→ **Exercise goal**
Take the material below and retype it in full; pictures are left out.

→ **Source data**
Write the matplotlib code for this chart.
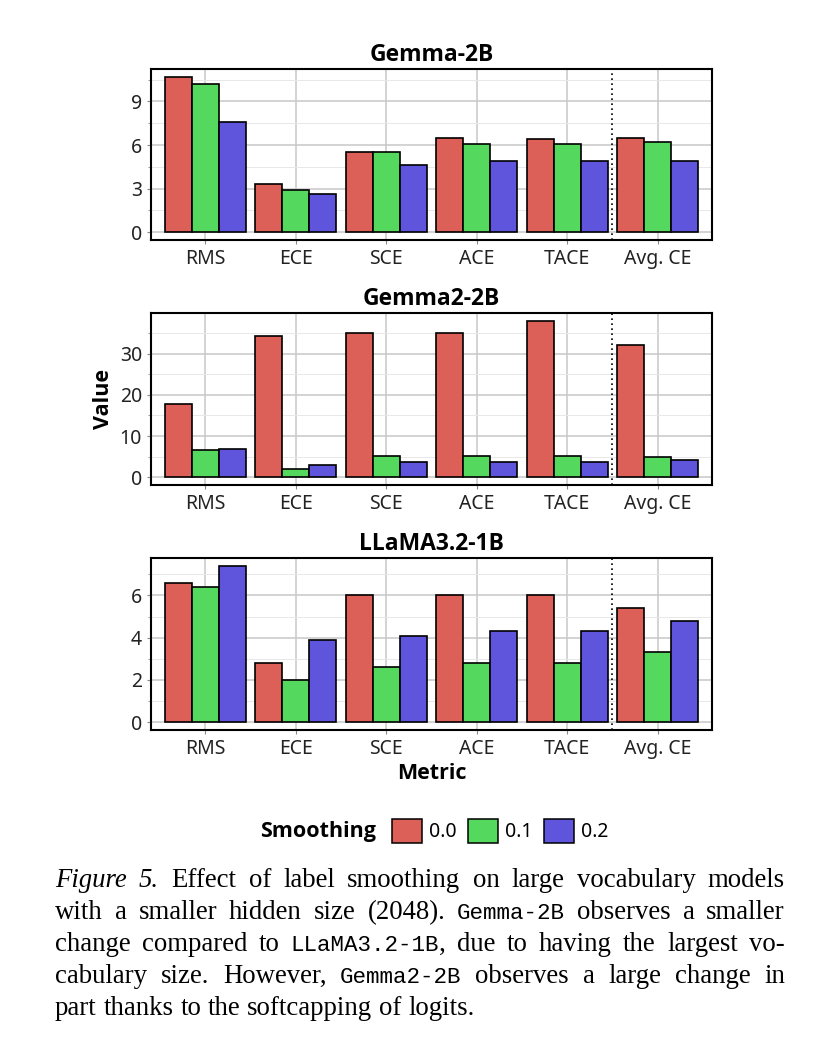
import numpy as np
import matplotlib.pyplot as plt
from matplotlib.patches import Patch
from matplotlib.ticker import MultipleLocator

plt.rcParams['font.family'] = ['Noto Sans', 'DejaVu Sans']

W, H = 818, 1056

metrics = ["RMS", "ECE", "SCE", "ACE", "TACE", "Avg. CE"]
smoothing = ["0.0", "0.1", "0.2"]
colors = ["#DC5F58", "#55D85E", "#5E55DC"]

# values per smoothing level (0.0, 0.1, 0.2)
gemma_2b = [
    [10.7, 3.3, 5.5, 6.5, 6.4, 6.5],
    [10.2, 2.9, 5.5, 6.1, 6.1, 6.2],
    [7.6, 2.6, 4.6, 4.9, 4.9, 4.9],
]
gemma2_2b = [
    [17.8, 34.2, 35.1, 35.1, 38.0, 32.1],
    [6.5, 2.0, 5.1, 5.1, 5.1, 4.8],
    [6.85, 2.85, 3.6, 3.65, 3.65, 4.1],
]
llama32_1b = [
    [6.6, 2.8, 6.0, 6.0, 6.0, 5.4],
    [6.4, 2.0, 2.6, 2.8, 2.8, 3.3],
    [7.4, 3.9, 4.1, 4.3, 4.3, 4.8],
]

panels = [
    ("Gemma-2B", gemma_2b, 3, 69, 240),
    ("Gemma2-2B", gemma2_2b, 10, 313, 485),
    ("LLaMA3.2-1B", llama32_1b, 2, 558, 730),
]

bold = dict(family='Open Sans', fontweight='bold', fontsize=15.5)

fig = plt.figure(figsize=(W / 100, H / 100), dpi=100)

x = np.arange(len(metrics))
w = 0.3
axes = []
for title, data, step, top, bot in panels:
    ax = fig.add_axes([151 / W, 1 - bot / H, 561 / W, (bot - top) / H])
    axes.append(ax)
    for i in range(3):
        ax.bar(x + (i - 1) * w, data[i], width=w, color=colors[i],
               edgecolor='black', linewidth=1.2, zorder=3)
    ymax = max(max(d) for d in data)
    ax.set_xlim(-0.6, 5.6)
    ax.set_ylim(-0.05 * ymax, 1.05 * ymax)
    ax.set_xticks(x)
    ax.set_xticklabels(metrics)
    ax.yaxis.set_major_locator(MultipleLocator(step))
    ax.yaxis.set_minor_locator(MultipleLocator(step / 2))
    ax.grid(which='major', color='#c8c8c8', lw=1.1, zorder=0)
    ax.grid(which='minor', axis='y', color='#e8e8e8', lw=0.7, zorder=0)
    # separator before the average column
    ax.axvline(4.5, color='black', ls=(0, (1, 2)), lw=1.2, zorder=4)
    for s in ax.spines.values():
        s.set_linewidth(1.5)
    ax.tick_params(which='both', color='#888888', length=3,
                   labelsize=14, labelcolor='#222222')
    ax.tick_params(which='minor', length=2)
    ax.set_title(title, pad=6, family='Open Sans', fontweight='bold', fontsize=16.5)

axes[1].set_ylabel("Value", labelpad=4, **bold)
axes[2].set_xlabel("Metric", labelpad=3, **bold)

# legend
fig.text(318 / W, 1 - 831 / H, "Smoothing", ha='center', va='center', **bold)
handles = [Patch(facecolor=c, edgecolor='black', lw=1.1) for c in colors]
fig.legend(handles, smoothing, loc='center left',
           bbox_to_anchor=(392 / W, 1 - 831 / H), ncol=3, frameon=False,
           fontsize=14, handlelength=1.55, handleheight=1.55,
           handletextpad=0.35, columnspacing=0.6, borderpad=0, borderaxespad=0)

# caption, justified by hand
serif = dict(family='Liberation Serif', size=19.3)
ital = dict(family='Liberation Serif', size=19.3, style='italic')
mono = dict(family='Liberation Mono', size=16.2)
caption = [
    [("Figure 5.", ital), (" Effect of label smoothing on large vocabulary models", serif)],
    [("with a smaller hidden size (2048). ", serif), ("Gemma-2B", mono), (" observes a smaller", serif)],
    [("change compared to ", serif), ("LLaMA3.2-1B", mono), (", due to having the largest vo-", serif)],
    [("cabulary size. However, ", serif), ("Gemma2-2B", mono), (" observes a large change in", serif)],
    [("part thanks to the softcapping of logits.", serif)],
]


def words_of(line):
    words = [[]]
    for text, st in line:
        parts = text.split(' ')
        for k, p in enumerate(parts):
            if k > 0:
                words.append([])
            if p:
                words[-1].append((p, st))
    return [wd for wd in words if wd]


r = fig.canvas.get_renderer()


def seg_width(t, st):
    tt = fig.text(0, 0, t, **st)
    wd = tt.get_window_extent(r).width
    tt.remove()
    return wd


left, right = 55, 785
space = seg_width("a b", serif) - seg_width("ab", serif)
for n, line in enumerate(caption):
    base = 887 + 32 * n
    words = words_of(line)
    widths = [[seg_width(t, st) for t, st in wd] for wd in words]
    total = sum(sum(ws) for ws in widths)
    if n < len(caption) - 1:
        gap = (right - left - total) / (len(words) - 1)
    else:
        gap = space
    xp = left
    for wd, ws in zip(words, widths):
        for (t, st), sw in zip(wd, ws):
            fig.text(xp / W, 1 - base / H, t, va='baseline', ha='left', **st)
            xp += sw
        xp += gap

plt.savefig("out.png", dpi=100)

→ **The solution**
Write the matplotlib code for this chart.
import numpy as np
import matplotlib.pyplot as plt
from matplotlib.patches import Patch
from matplotlib.ticker import MultipleLocator

plt.rcParams['font.family'] = ['Noto Sans', 'DejaVu Sans']

W, H = 818, 1056

metrics = ["RMS", "ECE", "SCE", "ACE", "TACE", "Avg. CE"]
smoothing = ["0.0", "0.1", "0.2"]
colors = ["#DC5F58", "#55D85E", "#5E55DC"]

# values per smoothing level (0.0, 0.1, 0.2)
gemma_2b = [
    [10.7, 3.3, 5.5, 6.5, 6.4, 6.5],
    [10.2, 2.9, 5.5, 6.1, 6.1, 6.2],
    [7.6, 2.6, 4.6, 4.9, 4.9, 4.9],
]
gemma2_2b = [
    [17.8, 34.2, 35.1, 35.1, 38.0, 32.1],
    [6.5, 2.0, 5.1, 5.1, 5.1, 4.8],
    [6.85, 2.85, 3.6, 3.65, 3.65, 4.1],
]
llama32_1b = [
    [6.6, 2.8, 6.0, 6.0, 6.0, 5.4],
    [6.4, 2.0, 2.6, 2.8, 2.8, 3.3],
    [7.4, 3.9, 4.1, 4.3, 4.3, 4.8],
]

panels = [
    ("Gemma-2B", gemma_2b, 3, 69, 240),
    ("Gemma2-2B", gemma2_2b, 10, 313, 485),
    ("LLaMA3.2-1B", llama32_1b, 2, 558, 730),
]

bold = dict(family='Open Sans', fontweight='bold', fontsize=15.5)

fig = plt.figure(figsize=(W / 100, H / 100), dpi=100)

x = np.arange(len(metrics))
w = 0.3
axes = []
for title, data, step, top, bot in panels:
    ax = fig.add_axes([151 / W, 1 - bot / H, 561 / W, (bot - top) / H])
    axes.append(ax)
    for i in range(3):
        ax.bar(x + (i - 1) * w, data[i], width=w, color=colors[i],
               edgecolor='black', linewidth=1.2, zorder=3)
    ymax = max(max(d) for d in data)
    ax.set_xlim(-0.6, 5.6)
    ax.set_ylim(-0.05 * ymax, 1.05 * ymax)
    ax.set_xticks(x)
    ax.set_xticklabels(metrics)
    ax.yaxis.set_major_locator(MultipleLocator(step))
    ax.yaxis.set_minor_locator(MultipleLocator(step / 2))
    ax.grid(which='major', color='#c8c8c8', lw=1.1, zorder=0)
    ax.grid(which='minor', axis='y', color='#e8e8e8', lw=0.7, zorder=0)
    # separator before the average column
    ax.axvline(4.5, color='black', ls=(0, (1, 2)), lw=1.2, zorder=4)
    for s in ax.spines.values():
        s.set_linewidth(1.5)
    ax.tick_params(which='both', color='#888888', length=3,
                   labelsize=14, labelcolor='#222222')
    ax.tick_params(which='minor', length=2)
    ax.set_title(title, pad=6, family='Open Sans', fontweight='bold', fontsize=16.5)

axes[1].set_ylabel("Value", labelpad=4, **bold)
axes[2].set_xlabel("Metric", labelpad=3, **bold)

# legend
fig.text(318 / W, 1 - 831 / H, "Smoothing", ha='center', va='center', **bold)
handles = [Patch(facecolor=c, edgecolor='black', lw=1.1) for c in colors]
fig.legend(handles, smoothing, loc='center left',
           bbox_to_anchor=(392 / W, 1 - 831 / H), ncol=3, frameon=False,
           fontsize=14, handlelength=1.55, handleheight=1.55,
           handletextpad=0.35, columnspacing=0.6, borderpad=0, borderaxespad=0)

# caption, justified by hand
serif = dict(family='Liberation Serif', size=19.3)
ital = dict(family='Liberation Serif', size=19.3, style='italic')
mono = dict(family='Liberation Mono', size=16.2)
caption = [
    [("Figure 5.", ital), (" Effect of label smoothing on large vocabulary models", serif)],
    [("with a smaller hidden size (2048). ", serif), ("Gemma-2B", mono), (" observes a smaller", serif)],
    [("change compared to ", serif), ("LLaMA3.2-1B", mono), (", due to having the largest vo-", serif)],
    [("cabulary size. However, ", serif), ("Gemma2-2B", mono), (" observes a large change in", serif)],
    [("part thanks to the softcapping of logits.", serif)],
]


def words_of(line):
    words = [[]]
    for text, st in line:
        parts = text.split(' ')
        for k, p in enumerate(parts):
            if k > 0:
                words.append([])
            if p:
                words[-1].append((p, st))
    return [wd for wd in words if wd]


r = fig.canvas.get_renderer()


def seg_width(t, st):
    tt = fig.text(0, 0, t, **st)
    wd = tt.get_window_extent(r).width
    tt.remove()
    return wd


left, right = 55, 785
space = seg_width("a b", serif) - seg_width("ab", serif)
for n, line in enumerate(caption):
    base = 887 + 32 * n
    words = words_of(line)
    widths = [[seg_width(t, st) for t, st in wd] for wd in words]
    total = sum(sum(ws) for ws in widths)
    if n < len(caption) - 1:
        gap = (right - left - total) / (len(words) - 1)
    else:
        gap = space
    xp = left
    for wd, ws in zip(words, widths):
        for (t, st), sw in zip(wd, ws):
            fig.text(xp / W, 1 - base / H, t, va='baseline', ha='left', **st)
            xp += sw
        xp += gap

plt.savefig("out.png", dpi=100)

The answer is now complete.